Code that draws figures
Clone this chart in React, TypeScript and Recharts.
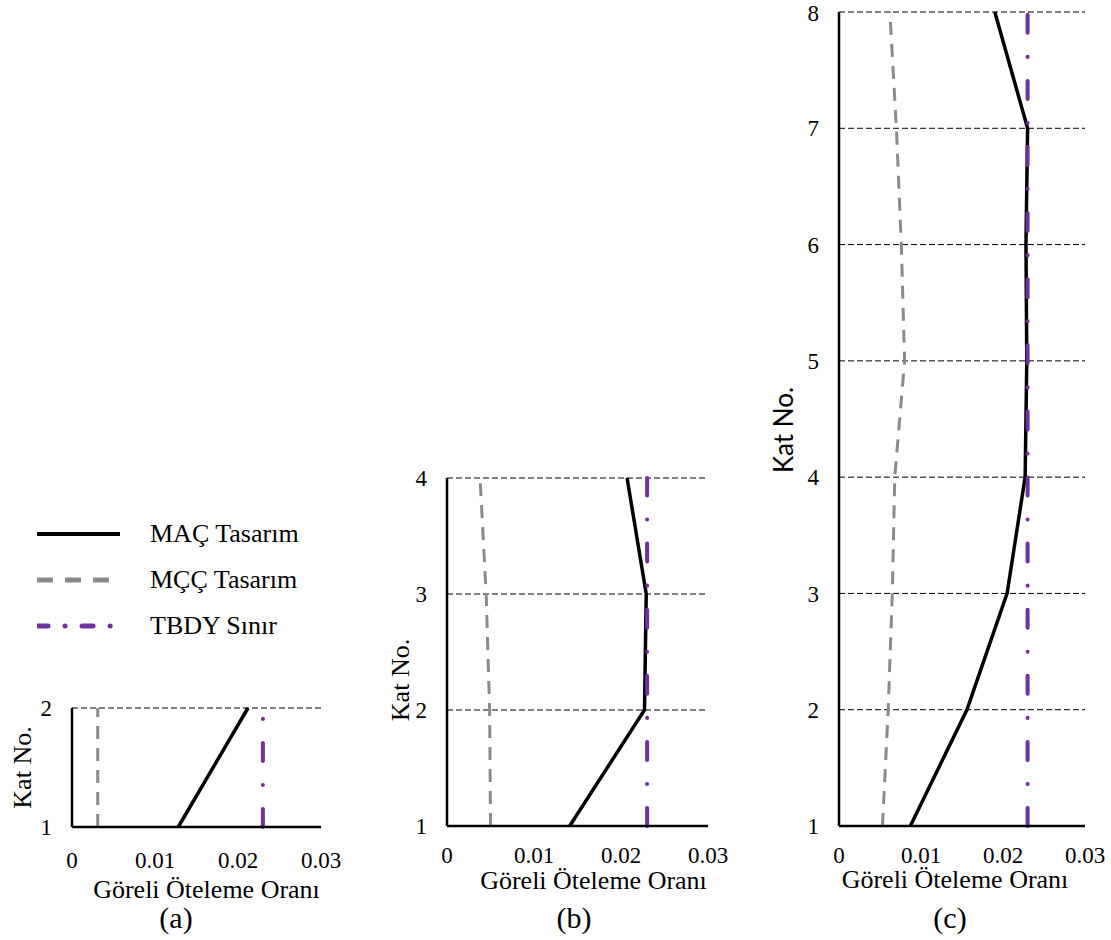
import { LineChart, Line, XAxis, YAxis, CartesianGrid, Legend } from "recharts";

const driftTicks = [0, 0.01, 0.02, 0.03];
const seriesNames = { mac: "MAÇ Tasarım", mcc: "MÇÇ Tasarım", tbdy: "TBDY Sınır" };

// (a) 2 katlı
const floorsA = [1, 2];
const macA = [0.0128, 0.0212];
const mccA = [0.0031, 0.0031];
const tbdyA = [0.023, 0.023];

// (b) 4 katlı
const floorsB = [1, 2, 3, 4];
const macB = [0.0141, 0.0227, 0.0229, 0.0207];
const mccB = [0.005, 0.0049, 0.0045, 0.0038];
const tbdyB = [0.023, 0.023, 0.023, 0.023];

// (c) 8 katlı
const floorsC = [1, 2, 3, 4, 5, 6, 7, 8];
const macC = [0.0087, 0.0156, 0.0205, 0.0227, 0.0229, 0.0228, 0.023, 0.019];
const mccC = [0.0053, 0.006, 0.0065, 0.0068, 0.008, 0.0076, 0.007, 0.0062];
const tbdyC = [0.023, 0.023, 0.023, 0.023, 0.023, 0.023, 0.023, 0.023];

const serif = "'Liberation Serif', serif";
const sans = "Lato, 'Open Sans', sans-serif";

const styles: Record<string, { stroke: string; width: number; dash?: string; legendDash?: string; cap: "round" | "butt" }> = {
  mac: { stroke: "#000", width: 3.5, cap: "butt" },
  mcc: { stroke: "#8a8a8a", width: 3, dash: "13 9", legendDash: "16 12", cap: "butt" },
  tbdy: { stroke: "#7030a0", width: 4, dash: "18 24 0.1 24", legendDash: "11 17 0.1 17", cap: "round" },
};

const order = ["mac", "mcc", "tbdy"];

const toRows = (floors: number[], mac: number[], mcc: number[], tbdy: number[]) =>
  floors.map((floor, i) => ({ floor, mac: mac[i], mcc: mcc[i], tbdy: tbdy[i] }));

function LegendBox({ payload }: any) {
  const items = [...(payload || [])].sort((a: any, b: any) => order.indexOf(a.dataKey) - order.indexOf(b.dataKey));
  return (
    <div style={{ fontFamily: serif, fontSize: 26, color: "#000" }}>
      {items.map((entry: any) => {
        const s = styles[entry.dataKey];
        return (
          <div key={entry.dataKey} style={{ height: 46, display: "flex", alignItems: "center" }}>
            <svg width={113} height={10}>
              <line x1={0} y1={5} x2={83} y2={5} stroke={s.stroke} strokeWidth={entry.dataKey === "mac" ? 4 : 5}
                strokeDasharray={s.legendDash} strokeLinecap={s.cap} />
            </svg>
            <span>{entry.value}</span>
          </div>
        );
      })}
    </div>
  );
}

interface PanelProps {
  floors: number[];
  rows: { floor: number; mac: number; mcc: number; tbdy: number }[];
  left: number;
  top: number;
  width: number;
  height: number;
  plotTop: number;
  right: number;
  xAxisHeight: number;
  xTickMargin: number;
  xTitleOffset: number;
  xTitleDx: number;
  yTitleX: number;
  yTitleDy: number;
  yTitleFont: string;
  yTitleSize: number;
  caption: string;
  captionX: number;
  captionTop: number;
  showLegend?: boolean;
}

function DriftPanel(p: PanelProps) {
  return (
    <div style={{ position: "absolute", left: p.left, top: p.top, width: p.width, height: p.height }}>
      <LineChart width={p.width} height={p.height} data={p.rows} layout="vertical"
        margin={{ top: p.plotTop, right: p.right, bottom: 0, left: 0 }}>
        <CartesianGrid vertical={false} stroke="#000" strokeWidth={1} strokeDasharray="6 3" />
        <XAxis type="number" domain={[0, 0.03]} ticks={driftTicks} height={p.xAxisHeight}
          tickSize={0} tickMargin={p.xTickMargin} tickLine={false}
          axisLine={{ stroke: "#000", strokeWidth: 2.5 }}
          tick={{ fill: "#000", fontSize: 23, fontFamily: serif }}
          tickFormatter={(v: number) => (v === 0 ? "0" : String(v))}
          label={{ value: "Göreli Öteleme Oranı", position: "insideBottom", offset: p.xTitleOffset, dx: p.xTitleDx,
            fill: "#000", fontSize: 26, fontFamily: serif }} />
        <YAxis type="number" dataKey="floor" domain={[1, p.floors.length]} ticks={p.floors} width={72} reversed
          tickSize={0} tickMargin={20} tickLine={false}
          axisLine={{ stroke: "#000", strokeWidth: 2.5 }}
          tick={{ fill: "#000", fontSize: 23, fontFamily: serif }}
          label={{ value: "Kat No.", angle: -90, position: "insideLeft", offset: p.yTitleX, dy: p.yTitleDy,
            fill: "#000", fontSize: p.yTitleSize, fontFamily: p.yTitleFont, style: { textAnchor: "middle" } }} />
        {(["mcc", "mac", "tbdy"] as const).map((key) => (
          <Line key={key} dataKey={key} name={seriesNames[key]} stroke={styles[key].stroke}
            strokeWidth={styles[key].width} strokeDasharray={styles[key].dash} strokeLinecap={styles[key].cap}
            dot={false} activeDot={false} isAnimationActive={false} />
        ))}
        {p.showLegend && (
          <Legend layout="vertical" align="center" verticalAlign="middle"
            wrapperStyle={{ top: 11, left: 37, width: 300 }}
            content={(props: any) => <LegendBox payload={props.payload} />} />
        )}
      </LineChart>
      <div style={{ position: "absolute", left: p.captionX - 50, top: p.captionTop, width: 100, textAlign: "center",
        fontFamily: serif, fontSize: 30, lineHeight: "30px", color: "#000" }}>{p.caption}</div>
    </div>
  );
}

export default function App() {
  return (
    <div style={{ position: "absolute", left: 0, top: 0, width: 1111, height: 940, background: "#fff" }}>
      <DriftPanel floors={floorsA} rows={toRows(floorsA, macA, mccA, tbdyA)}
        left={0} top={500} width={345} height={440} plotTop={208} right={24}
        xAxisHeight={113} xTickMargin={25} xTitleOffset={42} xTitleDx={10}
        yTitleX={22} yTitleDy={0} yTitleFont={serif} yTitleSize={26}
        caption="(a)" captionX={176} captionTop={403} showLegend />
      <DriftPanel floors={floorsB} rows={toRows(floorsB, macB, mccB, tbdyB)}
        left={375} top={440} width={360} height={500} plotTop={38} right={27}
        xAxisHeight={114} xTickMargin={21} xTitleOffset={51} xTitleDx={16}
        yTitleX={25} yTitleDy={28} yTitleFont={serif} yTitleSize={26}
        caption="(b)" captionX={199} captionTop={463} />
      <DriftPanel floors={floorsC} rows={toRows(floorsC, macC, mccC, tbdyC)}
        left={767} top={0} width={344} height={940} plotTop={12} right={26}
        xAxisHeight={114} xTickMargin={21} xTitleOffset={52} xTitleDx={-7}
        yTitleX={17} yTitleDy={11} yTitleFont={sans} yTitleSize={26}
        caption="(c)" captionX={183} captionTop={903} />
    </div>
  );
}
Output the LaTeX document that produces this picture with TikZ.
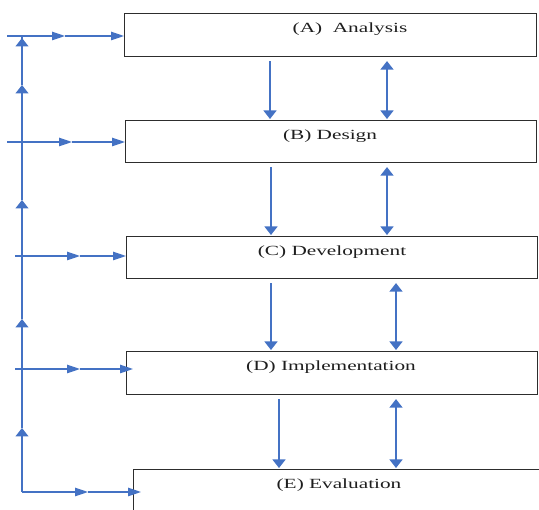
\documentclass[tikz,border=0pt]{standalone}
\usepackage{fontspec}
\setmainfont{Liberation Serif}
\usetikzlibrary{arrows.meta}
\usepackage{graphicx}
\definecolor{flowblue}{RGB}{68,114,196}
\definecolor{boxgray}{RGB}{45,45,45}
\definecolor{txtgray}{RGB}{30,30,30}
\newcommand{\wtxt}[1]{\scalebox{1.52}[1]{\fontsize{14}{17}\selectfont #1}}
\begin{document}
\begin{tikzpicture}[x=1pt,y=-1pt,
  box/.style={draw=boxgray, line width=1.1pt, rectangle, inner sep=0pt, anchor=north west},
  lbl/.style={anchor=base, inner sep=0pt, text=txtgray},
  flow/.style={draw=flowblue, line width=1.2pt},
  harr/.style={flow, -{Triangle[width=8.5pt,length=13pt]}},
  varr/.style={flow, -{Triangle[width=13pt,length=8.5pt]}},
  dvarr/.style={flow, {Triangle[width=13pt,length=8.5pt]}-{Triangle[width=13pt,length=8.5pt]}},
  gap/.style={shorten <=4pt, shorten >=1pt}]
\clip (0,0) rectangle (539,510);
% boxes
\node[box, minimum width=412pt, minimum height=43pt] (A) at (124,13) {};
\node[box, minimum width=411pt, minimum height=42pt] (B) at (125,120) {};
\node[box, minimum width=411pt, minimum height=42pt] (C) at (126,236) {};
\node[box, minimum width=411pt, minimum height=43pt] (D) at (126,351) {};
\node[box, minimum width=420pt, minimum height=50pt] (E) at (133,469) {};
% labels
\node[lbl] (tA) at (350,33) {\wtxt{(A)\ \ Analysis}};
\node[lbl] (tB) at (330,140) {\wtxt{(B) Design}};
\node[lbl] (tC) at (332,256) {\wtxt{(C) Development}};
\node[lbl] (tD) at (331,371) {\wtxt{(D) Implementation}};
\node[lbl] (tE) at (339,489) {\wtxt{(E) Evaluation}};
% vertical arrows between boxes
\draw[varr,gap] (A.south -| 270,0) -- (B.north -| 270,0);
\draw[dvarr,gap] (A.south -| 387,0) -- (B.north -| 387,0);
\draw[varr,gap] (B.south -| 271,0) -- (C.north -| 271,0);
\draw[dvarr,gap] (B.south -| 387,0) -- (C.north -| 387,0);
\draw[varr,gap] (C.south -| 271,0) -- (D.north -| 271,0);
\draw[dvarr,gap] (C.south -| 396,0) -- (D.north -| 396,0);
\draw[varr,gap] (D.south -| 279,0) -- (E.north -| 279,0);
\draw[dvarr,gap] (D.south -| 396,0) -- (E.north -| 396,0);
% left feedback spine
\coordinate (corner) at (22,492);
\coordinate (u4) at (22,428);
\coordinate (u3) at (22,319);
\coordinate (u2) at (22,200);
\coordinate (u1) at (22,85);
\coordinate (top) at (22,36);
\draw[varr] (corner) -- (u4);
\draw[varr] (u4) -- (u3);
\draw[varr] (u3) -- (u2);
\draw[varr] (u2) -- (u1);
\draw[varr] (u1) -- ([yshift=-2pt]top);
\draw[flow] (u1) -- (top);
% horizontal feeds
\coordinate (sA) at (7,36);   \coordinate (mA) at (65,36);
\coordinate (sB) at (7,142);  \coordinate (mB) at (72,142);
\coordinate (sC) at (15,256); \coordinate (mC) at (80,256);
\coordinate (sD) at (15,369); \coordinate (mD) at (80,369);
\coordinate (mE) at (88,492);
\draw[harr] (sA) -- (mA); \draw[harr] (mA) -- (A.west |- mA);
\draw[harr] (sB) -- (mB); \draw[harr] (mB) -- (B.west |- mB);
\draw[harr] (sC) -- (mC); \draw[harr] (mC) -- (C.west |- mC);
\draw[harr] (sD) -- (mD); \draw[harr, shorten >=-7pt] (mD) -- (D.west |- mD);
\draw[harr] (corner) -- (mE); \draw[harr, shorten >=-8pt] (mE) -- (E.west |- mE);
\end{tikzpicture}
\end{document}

*Set exercise*
In the entries above, find the line that contains "const tbdyB = [0.023, 0.023, 0.023, 0.023];", then repeat exactly every line from the first one through that line, with no pictures.

*Correct output*
Clone this chart in React, TypeScript and Recharts.
import { LineChart, Line, XAxis, YAxis, CartesianGrid, Legend } from "recharts";

const driftTicks = [0, 0.01, 0.02, 0.03];
const seriesNames = { mac: "MAÇ Tasarım", mcc: "MÇÇ Tasarım", tbdy: "TBDY Sınır" };

// (a) 2 katlı
const floorsA = [1, 2];
const macA = [0.0128, 0.0212];
const mccA = [0.0031, 0.0031];
const tbdyA = [0.023, 0.023];

// (b) 4 katlı
const floorsB = [1, 2, 3, 4];
const macB = [0.0141, 0.0227, 0.0229, 0.0207];
const mccB = [0.005, 0.0049, 0.0045, 0.0038];
const tbdyB = [0.023, 0.023, 0.023, 0.023];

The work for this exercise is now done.